The American and British presence on the Horn is sneaking into the news more often. The secrecy over military operations in the region is slowly being lifted. From the rescue of cheetah cubs to this AP story, a new front is being readied in an area International Crisis Group lists as a "Conflict Risk Alert":
"We know that al-Qaida al-Itihaad is in Somalia," Ghormley told reporters in an interview at his base in the impoverished nation of Djibouti. "They'd like to export that ... if we weren't there they would be.
"While the al-Qaida linked group al-Itihaad was largely destroyed or disbanded by Ethiopian troops fighting inside Somalia by 1997, some of its members have regrouped under new guises and have begun to grow in strength, according to an International Crisis Group report released in July.
Somalia, divided into warring fiefdoms and with no central government, remains fertile ground for terrorists.
The Combined Joint Task Force-Horn of Africa, set up in this former French colony in June 2002, is responsible for fighting terrorism in nine countries around the Horn of Africa: Djibouti, Eritrea, Ethiopia, Sudan, Kenya, Tanzania, Uganda and Somalia in Africa and Yemen on the southwestern corner of the Arabian Peninsula.

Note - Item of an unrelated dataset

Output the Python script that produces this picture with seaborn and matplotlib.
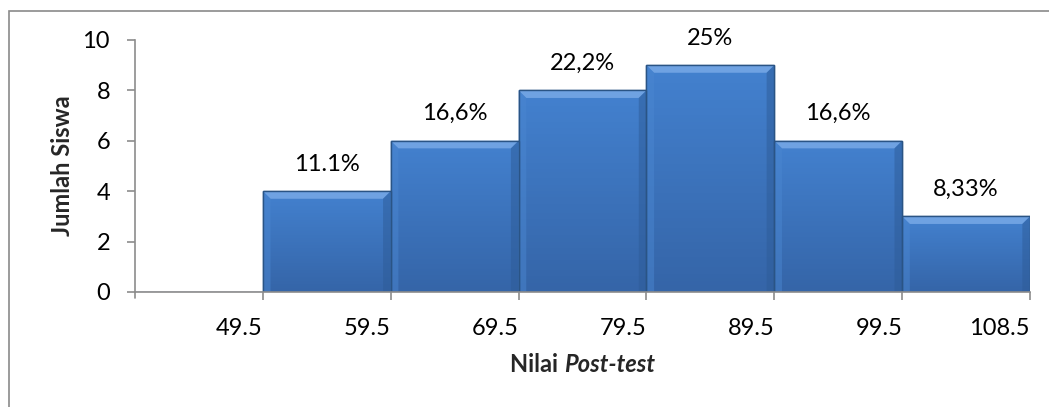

The Chairman of the Joint Chiefs of Staff, General Peter Pace, visited the Horn to emphasize the importance of the region.
Pentagon officials have been focusing more and more on the terrorist threat in that part of the world. They say it's not purely one posed by al-Qaida, either.
Officials say they're worried about an upswing in acts of piracy and violence that's moving further out from shore.
Most important, however, is the following (emphasis added):
One Navy admiral says he has to pour more resources into fighting the problem. He says he can't wait to establish a link between terrorist groups and pirates. As he puts it, "I have no choice but to act preemptively."